A Montgomery Ward Not-a-Kit House

Like Sears Roebuck, Montgomery Ward sold ready-cut kit houses and also building materials.
  • Kits from Wards consisted of the blueprints for a particular house that was depicted in the catalogs, as well as almost all the materials needed to construct that house (such as pre-cut lumber, paint, shingles, and nails). 
  • Wards also sold building materials separately. You could purchase the lumber, doors, and windows from Wards, but the house did not have to be a Wardway kit house and could be a design from your local architect. 

In 1930, you could buy the Wardway Whitmore kit house for about $65 a month. You could also buy various building materials from Wards and build your own house.  Wards would finance both kit houses and building materials.

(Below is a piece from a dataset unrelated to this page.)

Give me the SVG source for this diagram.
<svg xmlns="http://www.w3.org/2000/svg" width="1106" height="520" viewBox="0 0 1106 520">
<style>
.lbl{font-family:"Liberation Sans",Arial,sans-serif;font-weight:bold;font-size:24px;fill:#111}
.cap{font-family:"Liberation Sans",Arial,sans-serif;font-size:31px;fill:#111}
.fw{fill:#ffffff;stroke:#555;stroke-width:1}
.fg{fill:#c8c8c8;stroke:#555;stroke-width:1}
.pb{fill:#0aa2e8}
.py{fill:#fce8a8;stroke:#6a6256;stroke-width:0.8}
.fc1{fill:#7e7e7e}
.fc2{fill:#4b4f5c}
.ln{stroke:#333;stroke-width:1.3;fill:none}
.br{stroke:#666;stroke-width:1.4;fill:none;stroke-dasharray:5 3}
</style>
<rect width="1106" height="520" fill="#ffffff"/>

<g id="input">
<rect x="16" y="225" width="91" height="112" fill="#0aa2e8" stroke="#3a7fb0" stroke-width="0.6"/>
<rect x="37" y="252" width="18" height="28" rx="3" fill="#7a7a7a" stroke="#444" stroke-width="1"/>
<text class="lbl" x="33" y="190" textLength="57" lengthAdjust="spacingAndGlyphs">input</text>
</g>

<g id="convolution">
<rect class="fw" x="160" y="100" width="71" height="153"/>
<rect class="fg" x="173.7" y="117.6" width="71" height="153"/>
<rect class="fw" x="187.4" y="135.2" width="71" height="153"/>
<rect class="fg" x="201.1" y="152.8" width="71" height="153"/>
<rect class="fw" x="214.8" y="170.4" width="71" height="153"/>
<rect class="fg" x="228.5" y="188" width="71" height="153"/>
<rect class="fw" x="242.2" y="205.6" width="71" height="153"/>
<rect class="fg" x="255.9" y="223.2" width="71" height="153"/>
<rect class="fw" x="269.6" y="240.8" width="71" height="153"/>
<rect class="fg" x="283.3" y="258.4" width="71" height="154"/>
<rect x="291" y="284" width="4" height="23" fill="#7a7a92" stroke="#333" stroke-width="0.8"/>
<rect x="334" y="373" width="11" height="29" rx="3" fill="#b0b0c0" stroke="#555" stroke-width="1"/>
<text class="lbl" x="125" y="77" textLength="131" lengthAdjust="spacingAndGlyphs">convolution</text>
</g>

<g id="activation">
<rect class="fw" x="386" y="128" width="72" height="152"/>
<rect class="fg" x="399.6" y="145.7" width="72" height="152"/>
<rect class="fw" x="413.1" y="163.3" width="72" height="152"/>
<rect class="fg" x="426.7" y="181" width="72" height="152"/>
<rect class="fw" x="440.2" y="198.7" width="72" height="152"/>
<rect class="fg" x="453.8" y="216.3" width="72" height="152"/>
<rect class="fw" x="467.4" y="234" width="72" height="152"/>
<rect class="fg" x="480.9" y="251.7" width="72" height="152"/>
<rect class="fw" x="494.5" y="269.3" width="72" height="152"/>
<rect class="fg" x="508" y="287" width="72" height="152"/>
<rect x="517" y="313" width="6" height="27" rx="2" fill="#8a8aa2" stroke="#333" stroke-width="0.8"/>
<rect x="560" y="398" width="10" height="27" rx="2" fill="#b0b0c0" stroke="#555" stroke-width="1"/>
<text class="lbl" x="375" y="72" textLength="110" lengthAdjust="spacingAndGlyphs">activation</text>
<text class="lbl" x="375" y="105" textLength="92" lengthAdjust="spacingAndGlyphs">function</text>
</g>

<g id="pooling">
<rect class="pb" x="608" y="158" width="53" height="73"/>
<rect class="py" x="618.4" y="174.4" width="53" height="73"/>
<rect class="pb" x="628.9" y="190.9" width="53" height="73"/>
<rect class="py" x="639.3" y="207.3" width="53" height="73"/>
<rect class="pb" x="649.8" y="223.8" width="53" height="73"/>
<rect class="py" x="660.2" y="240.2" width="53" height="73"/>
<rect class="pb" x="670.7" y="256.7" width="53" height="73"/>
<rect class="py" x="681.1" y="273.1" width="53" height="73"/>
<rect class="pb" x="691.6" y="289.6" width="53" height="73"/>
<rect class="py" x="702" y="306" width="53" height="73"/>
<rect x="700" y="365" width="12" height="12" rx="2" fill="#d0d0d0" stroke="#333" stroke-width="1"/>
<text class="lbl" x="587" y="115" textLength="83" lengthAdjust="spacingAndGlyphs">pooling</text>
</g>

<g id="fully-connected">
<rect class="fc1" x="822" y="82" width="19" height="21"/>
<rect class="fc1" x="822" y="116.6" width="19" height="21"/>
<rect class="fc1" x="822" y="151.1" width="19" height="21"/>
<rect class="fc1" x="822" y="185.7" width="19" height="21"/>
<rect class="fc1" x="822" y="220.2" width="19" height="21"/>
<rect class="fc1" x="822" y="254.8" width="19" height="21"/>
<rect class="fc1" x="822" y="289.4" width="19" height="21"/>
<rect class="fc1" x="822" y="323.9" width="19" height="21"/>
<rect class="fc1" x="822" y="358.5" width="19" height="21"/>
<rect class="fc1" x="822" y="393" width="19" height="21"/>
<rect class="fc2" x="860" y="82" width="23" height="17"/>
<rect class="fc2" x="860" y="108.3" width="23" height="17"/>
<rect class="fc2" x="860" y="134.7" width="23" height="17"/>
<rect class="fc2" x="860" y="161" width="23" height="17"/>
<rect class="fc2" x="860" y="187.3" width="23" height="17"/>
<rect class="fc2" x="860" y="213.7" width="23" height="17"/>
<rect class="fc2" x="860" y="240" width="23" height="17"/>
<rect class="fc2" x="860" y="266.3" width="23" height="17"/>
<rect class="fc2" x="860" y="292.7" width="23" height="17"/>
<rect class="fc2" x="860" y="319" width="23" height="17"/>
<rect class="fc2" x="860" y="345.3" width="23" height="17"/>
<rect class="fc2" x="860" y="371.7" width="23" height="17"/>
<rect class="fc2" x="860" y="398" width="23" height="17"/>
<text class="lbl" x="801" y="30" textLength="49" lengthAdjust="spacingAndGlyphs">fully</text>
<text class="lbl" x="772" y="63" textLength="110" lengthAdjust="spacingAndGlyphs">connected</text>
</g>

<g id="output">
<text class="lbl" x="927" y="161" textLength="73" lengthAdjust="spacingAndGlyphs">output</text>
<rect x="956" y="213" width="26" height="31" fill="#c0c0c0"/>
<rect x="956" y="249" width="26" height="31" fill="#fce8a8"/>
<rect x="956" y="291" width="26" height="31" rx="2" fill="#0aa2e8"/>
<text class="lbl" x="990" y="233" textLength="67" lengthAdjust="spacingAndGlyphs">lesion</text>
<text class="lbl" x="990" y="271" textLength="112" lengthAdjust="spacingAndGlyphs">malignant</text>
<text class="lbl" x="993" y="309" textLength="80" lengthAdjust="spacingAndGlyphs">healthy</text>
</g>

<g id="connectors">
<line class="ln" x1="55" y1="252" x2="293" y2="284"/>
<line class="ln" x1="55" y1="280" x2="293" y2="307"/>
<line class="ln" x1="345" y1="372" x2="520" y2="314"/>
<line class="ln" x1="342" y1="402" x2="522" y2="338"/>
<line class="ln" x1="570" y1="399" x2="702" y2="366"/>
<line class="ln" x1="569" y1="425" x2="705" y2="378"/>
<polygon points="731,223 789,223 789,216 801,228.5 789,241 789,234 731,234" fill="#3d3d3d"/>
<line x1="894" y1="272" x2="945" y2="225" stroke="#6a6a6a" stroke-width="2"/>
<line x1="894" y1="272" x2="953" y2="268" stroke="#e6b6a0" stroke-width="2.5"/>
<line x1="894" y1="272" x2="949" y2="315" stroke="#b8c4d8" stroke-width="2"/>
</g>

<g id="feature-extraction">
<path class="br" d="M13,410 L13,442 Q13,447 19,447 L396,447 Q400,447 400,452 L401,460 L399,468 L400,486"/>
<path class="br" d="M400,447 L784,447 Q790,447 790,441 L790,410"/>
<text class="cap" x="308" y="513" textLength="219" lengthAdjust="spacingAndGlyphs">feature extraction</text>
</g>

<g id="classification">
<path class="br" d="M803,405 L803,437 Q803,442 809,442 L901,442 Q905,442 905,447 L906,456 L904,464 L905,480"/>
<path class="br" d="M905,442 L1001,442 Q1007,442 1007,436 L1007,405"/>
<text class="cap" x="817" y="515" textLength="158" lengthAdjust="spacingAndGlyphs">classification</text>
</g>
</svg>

The 1933 Montgomery Ward Building Materials catalog included a photo of a house in Glen Ellyn that was built using building materials, plumbing fixtures, and a furnace from Wards. However, it was not a kit house from Wards, but a unique design.

Scan courtesy of Cindy Catanzaro.

And here's that house today.

654 N. Park Blvd., Glen Ellyn. Photo from Realtor site.

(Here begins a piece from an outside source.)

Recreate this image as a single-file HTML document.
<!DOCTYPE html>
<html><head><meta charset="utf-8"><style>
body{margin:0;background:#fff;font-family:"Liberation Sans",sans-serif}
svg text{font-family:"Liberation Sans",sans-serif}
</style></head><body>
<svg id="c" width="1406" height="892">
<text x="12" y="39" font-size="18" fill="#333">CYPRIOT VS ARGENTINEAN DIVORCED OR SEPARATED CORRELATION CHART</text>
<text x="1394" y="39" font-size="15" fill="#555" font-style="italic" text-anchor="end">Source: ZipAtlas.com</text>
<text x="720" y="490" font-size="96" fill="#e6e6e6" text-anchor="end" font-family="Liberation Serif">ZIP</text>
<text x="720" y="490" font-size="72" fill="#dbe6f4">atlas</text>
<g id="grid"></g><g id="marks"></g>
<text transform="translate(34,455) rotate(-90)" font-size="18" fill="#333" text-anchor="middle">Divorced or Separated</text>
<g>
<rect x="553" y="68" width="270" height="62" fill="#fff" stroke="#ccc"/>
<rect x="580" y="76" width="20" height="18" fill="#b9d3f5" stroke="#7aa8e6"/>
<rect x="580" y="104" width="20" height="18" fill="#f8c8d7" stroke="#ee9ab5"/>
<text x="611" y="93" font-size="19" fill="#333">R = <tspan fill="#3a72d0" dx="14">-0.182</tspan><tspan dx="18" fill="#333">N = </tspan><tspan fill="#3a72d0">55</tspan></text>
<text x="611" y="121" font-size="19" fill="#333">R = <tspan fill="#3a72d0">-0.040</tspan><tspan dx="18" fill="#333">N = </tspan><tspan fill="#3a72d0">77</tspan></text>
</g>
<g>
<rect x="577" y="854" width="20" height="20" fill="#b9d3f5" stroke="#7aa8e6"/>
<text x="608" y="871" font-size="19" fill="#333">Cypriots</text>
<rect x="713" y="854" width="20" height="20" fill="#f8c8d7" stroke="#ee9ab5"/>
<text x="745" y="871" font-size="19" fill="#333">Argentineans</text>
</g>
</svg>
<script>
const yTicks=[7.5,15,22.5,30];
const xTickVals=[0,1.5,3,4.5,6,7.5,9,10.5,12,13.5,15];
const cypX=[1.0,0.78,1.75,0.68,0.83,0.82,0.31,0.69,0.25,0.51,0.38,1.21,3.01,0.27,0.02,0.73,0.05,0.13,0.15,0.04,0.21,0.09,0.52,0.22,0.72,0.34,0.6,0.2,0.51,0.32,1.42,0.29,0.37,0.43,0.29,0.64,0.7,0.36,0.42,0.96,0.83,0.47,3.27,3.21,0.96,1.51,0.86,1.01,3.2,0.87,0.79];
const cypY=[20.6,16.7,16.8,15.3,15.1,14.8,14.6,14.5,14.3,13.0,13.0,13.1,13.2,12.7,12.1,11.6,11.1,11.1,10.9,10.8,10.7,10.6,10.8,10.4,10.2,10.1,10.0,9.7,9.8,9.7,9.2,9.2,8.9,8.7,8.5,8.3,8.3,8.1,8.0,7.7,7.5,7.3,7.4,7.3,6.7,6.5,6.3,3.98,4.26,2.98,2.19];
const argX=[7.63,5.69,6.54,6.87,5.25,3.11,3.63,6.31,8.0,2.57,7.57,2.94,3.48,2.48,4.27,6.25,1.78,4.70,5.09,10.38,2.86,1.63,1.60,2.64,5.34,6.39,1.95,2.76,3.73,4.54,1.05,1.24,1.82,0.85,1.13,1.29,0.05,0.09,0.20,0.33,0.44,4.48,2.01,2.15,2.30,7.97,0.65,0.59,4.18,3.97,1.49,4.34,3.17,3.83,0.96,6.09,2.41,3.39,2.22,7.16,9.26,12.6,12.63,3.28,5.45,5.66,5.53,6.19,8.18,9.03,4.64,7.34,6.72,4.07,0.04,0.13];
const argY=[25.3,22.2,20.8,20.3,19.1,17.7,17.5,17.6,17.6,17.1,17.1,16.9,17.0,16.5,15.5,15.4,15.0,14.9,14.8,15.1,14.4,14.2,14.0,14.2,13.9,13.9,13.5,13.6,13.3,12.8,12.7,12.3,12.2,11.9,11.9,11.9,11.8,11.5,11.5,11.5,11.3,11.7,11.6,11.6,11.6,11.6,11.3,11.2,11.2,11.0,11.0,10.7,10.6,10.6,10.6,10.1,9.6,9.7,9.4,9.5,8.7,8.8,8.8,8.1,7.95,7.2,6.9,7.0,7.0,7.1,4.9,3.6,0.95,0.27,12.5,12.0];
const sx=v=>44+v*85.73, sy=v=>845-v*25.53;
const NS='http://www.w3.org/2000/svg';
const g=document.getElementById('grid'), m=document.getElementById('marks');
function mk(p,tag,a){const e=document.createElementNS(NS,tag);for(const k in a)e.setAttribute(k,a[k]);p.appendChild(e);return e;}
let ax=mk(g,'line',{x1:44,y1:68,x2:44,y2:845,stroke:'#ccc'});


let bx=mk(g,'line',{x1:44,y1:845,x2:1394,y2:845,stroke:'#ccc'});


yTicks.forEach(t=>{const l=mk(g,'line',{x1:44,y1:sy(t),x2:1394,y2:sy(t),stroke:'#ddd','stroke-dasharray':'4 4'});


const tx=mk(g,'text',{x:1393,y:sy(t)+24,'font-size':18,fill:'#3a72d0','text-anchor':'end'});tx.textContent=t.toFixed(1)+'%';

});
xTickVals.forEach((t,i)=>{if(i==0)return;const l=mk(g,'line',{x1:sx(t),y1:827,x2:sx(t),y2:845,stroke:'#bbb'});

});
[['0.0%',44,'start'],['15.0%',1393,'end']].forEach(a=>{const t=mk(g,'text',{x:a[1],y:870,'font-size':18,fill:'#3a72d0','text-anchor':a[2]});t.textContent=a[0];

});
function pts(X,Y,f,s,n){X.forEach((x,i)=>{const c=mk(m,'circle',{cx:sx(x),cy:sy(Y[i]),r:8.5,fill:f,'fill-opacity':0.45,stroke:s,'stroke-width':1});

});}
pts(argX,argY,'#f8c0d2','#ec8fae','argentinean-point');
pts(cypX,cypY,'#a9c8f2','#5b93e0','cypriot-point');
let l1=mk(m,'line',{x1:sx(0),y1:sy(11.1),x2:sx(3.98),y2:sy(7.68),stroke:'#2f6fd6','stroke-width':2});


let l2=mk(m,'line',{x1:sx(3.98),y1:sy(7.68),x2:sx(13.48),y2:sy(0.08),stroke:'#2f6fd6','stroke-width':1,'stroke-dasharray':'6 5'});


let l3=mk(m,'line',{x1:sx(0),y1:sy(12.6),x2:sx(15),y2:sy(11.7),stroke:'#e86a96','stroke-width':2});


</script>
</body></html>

The original house, featuring new dormers and a new front porch. Photo from Realtor site.

This Colonial was built in 1932. 

Today the house has doubled in size, added a three-car garage, and even added a second front door off the driveway. The current square footage is 4,563 and it was listed for sale at $1,725,000 last year.

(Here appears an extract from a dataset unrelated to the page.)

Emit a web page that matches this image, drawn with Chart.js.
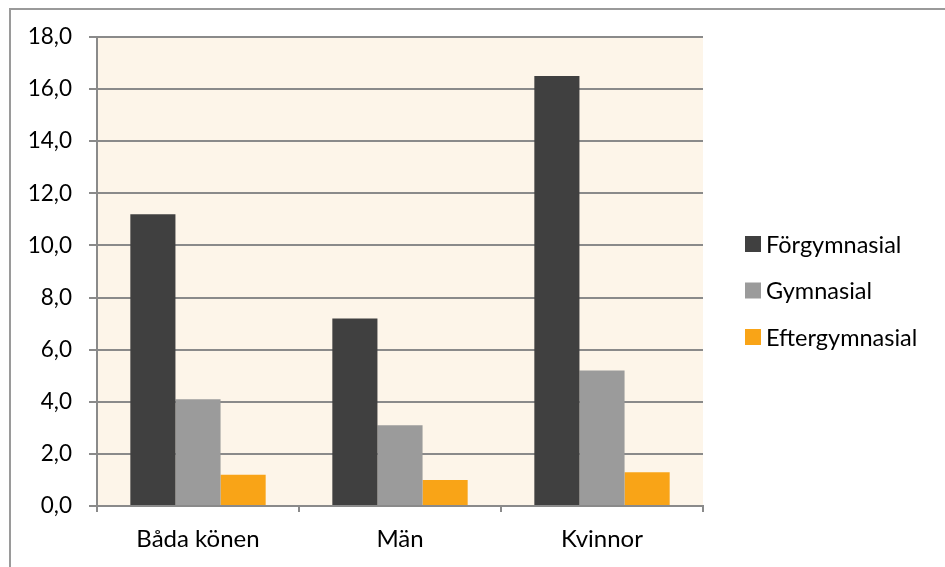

Let's take a look at some of the original house from Wards--or what's left of it.

New front door, new shutters, new pillar detailing, new porch structure. Photo from Realtor site.

Photo from Realtor site.

Photo from Realtor site.

I bet this was originally a Wards telephone nook. However, the original one was scrapped. Photo from Realtor site.

Photo from Realtor site.

Many Wards houses had arched built-in bookcases. Obviously the owners replaced all the original woodwork and cabinetry. Photo from Realtor site.

Photo from Realtor site.

Photo from Realtor site.

And now we come to the kitchen, which is part of the new addition and the end of our tour. If you'd like to see the entire new appendage to the original house, it's all here. I wonder if the owners know their house was from Montgomery Ward?  Photo from Realtor site.

The original owners were Freeland and Via Leslie. Freeland owned the Leslie Welding Company in Chicago. They took out a mortgage from Wards for $11,400 in March 1932.

Freeland was from Boston originally, and was a larger-than-life character.  He was a halfback on the Harvard football team, a shot putter on the track team, and was known as the "Harvard Hercules"--the strongest man at Harvard. At the turn of the century, athletes in the Ivy League were national news. I saw a 1911 news article about Freeman's college exploits in the Lincoln, Nebraska newspaper.

In 1913, because of his national exposure, he was selected to go on an Arctic expedition.

Freeland went to MIT after Harvard, and studied engineering. He also was the star wrestler on the MIT team. He served in WWI maintaining airplanes. 

The Boy Scout camp, Camp Freeland Leslie, was named after Freeland, who was actively involved in scouting.